[Start Listed records]
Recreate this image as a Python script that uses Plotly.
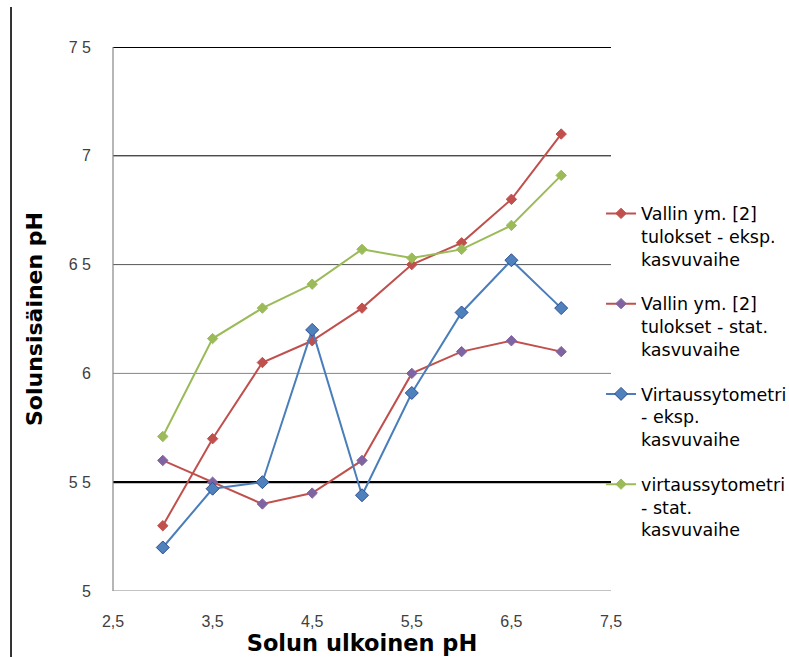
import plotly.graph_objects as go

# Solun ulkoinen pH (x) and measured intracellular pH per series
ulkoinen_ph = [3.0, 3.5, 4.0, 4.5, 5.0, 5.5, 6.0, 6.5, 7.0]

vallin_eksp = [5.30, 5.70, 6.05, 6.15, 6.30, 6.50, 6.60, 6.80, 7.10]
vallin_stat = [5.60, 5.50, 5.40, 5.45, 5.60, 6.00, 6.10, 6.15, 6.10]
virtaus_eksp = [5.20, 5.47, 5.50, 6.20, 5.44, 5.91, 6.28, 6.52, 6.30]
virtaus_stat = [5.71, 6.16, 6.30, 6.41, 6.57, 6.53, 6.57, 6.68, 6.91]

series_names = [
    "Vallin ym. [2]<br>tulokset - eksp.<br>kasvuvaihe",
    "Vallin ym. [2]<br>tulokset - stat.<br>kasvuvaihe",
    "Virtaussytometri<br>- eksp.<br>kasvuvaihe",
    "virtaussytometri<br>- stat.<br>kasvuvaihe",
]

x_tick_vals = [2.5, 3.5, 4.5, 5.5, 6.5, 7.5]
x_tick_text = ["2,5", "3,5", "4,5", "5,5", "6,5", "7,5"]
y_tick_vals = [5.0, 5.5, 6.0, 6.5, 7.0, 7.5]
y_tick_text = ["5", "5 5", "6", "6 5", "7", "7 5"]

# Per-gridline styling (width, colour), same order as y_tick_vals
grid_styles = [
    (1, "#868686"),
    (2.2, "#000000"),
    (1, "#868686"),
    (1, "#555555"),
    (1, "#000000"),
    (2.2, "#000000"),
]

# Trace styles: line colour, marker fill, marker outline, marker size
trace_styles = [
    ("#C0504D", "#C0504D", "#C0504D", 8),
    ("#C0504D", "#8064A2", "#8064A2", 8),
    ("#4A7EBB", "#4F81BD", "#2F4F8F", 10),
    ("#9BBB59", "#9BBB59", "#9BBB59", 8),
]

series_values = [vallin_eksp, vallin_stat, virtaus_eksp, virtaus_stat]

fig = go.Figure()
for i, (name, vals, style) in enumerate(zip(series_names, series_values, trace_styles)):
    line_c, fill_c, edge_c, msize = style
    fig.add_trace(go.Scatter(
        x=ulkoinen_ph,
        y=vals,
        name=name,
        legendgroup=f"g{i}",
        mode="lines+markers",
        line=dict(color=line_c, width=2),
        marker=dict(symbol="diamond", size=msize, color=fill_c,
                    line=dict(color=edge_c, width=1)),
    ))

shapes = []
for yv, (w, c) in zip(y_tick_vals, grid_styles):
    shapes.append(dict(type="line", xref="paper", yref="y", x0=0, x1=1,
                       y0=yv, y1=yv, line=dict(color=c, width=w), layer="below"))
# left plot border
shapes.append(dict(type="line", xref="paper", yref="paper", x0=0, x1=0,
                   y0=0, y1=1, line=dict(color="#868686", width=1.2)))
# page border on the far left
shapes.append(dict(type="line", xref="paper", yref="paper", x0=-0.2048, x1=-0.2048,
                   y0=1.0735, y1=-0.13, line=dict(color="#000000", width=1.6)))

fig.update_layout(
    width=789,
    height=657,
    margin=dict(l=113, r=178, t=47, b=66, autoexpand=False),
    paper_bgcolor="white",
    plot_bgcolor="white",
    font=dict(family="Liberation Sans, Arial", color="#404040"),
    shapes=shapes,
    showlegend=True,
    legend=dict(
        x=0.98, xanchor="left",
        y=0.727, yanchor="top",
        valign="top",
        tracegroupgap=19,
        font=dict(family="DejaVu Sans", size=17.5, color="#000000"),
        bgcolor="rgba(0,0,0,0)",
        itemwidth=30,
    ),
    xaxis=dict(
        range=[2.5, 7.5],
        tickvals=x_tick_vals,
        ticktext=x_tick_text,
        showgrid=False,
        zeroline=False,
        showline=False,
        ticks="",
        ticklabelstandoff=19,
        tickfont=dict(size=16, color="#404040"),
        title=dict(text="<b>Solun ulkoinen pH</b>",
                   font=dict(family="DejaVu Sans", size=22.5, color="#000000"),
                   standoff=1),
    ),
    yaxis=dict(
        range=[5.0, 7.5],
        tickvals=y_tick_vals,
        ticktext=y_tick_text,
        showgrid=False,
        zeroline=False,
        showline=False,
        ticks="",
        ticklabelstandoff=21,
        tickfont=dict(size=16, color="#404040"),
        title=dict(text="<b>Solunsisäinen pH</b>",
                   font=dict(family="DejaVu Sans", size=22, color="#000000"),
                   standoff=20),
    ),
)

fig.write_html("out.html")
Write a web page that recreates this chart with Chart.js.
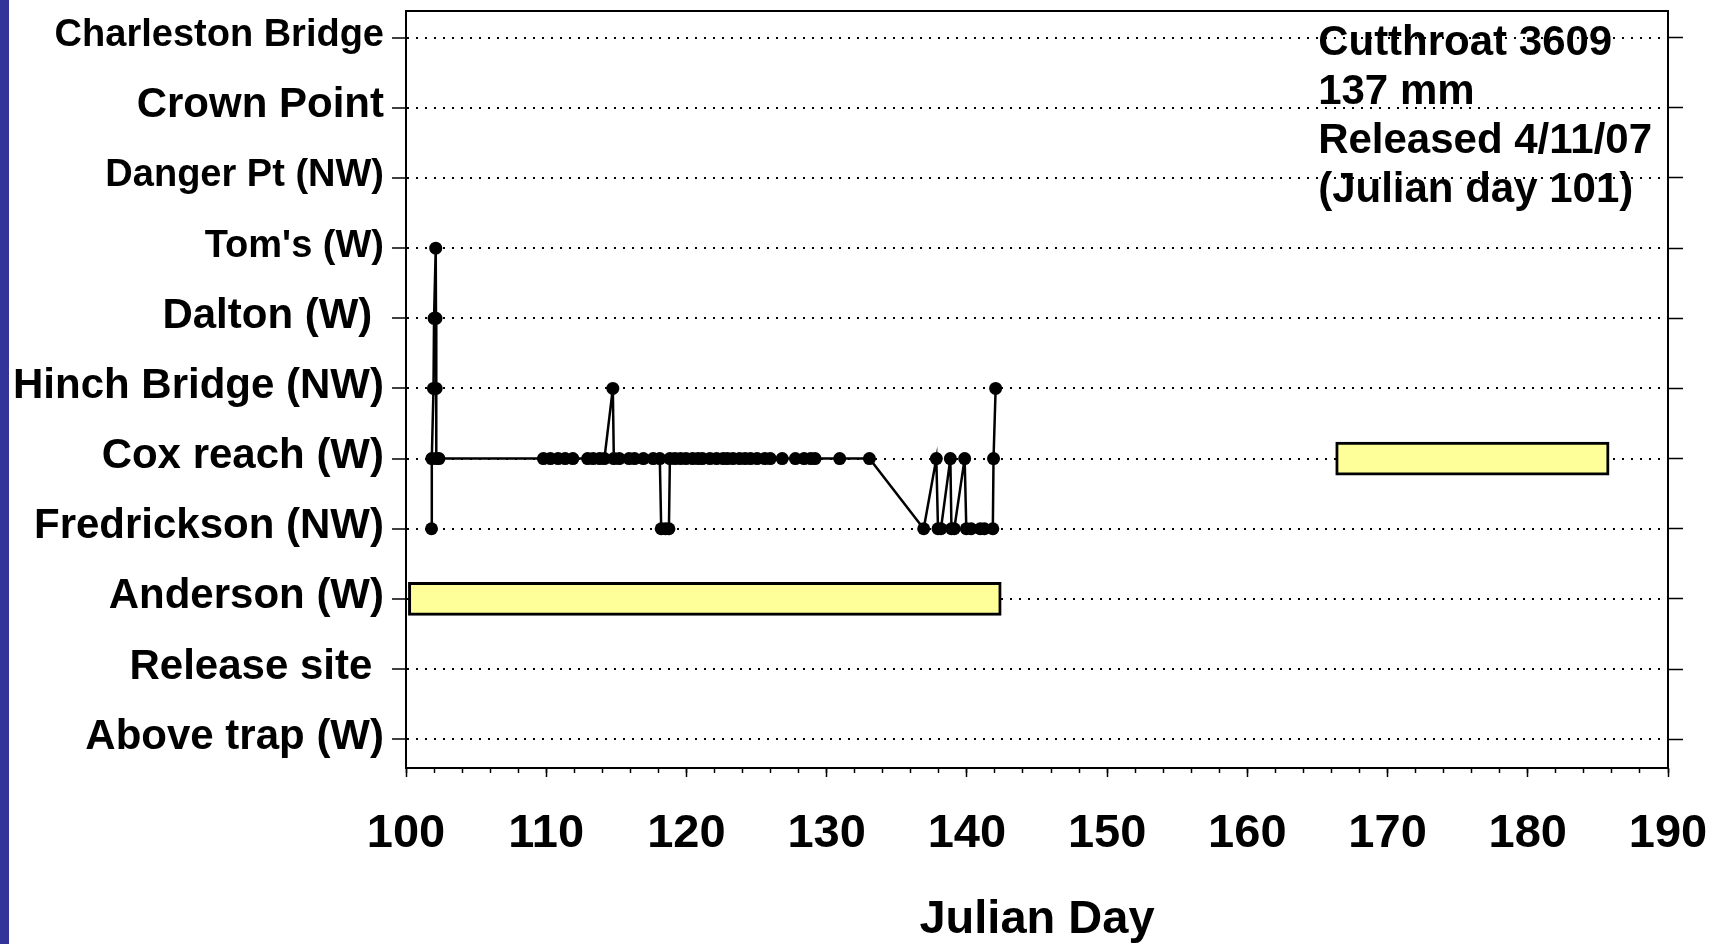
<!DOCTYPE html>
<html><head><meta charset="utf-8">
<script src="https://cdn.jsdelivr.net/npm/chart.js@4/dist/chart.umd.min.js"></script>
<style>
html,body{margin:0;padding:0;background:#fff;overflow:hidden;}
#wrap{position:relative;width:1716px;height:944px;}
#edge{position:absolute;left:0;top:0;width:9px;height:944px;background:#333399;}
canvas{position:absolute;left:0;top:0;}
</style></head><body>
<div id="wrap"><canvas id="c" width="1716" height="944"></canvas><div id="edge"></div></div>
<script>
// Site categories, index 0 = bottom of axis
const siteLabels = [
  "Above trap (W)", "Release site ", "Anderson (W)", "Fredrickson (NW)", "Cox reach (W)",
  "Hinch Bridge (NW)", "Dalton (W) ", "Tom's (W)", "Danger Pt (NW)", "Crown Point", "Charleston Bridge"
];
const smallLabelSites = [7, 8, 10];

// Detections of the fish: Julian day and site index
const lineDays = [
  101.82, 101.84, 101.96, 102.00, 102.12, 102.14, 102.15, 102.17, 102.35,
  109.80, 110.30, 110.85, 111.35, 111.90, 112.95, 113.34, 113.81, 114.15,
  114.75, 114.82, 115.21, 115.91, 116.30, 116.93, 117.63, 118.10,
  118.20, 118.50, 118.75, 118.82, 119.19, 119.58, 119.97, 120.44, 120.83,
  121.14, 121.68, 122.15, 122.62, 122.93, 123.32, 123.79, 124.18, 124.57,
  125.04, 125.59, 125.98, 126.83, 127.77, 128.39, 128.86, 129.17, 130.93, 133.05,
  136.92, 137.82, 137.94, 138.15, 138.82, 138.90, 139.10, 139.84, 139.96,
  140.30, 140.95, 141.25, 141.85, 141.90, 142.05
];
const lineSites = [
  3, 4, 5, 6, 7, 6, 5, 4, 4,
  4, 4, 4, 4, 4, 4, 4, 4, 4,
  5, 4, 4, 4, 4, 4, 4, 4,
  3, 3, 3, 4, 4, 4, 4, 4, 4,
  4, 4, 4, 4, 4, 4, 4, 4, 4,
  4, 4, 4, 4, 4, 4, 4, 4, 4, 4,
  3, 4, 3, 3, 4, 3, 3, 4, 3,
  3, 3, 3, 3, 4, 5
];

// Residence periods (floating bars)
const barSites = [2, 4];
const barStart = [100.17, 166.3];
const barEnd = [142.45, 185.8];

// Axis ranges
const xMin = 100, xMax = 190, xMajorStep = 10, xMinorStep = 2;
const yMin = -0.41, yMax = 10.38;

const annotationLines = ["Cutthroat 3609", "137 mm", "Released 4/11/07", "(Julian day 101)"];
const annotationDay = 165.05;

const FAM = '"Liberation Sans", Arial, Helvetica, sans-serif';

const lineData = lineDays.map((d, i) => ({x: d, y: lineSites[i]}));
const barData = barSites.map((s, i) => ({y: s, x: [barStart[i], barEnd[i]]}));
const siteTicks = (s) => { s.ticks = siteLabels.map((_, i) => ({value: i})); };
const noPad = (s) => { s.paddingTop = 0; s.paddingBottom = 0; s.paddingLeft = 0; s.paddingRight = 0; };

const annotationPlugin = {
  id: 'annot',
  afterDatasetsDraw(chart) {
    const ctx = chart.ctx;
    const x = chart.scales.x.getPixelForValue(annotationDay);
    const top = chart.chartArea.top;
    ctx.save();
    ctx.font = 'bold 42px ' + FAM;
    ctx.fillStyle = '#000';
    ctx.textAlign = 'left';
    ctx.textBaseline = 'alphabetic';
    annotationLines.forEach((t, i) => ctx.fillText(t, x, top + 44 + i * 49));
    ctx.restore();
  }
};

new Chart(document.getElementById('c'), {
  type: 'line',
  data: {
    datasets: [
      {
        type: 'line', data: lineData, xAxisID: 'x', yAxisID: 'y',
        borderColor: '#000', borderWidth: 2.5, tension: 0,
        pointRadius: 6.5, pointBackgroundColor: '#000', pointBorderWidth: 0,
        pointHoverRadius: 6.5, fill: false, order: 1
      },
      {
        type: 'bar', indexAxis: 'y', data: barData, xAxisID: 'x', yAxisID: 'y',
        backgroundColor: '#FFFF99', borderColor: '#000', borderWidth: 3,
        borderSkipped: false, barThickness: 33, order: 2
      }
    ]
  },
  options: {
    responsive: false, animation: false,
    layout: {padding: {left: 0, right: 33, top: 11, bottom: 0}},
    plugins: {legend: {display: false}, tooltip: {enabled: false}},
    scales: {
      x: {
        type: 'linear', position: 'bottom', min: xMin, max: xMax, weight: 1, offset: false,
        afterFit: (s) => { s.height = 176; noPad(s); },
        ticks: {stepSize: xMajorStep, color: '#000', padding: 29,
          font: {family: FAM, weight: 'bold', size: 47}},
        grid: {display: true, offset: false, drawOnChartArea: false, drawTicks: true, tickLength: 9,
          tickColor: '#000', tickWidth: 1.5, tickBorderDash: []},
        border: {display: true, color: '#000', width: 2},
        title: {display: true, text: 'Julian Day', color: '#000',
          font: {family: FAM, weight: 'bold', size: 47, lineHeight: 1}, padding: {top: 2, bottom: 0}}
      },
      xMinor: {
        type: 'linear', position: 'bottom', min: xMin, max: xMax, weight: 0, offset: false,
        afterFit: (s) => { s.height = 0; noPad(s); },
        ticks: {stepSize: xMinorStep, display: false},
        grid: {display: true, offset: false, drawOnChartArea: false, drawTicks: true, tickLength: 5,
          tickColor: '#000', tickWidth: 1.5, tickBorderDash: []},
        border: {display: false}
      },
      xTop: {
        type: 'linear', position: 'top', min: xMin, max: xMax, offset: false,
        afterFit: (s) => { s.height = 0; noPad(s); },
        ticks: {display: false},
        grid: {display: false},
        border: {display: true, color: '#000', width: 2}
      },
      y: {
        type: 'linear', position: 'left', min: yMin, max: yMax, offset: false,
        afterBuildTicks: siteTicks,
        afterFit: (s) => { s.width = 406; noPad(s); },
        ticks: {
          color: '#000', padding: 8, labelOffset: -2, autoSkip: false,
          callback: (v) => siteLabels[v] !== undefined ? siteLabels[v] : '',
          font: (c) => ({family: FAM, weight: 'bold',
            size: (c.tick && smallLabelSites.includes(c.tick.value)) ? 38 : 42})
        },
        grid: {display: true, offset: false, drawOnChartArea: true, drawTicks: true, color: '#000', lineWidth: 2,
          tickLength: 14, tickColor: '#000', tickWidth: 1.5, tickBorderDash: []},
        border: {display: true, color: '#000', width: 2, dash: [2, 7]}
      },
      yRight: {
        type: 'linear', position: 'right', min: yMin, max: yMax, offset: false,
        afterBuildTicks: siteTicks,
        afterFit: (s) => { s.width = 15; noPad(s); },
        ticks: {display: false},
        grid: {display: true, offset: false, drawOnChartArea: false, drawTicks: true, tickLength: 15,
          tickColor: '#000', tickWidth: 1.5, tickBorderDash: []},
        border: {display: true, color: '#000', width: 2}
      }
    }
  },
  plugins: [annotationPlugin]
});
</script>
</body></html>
[End Listed records]
◆ **Instructions for the task**:
Of the lines above, how many include the word "this"? Reply with the number alone.

◆ **Exercise response**:
2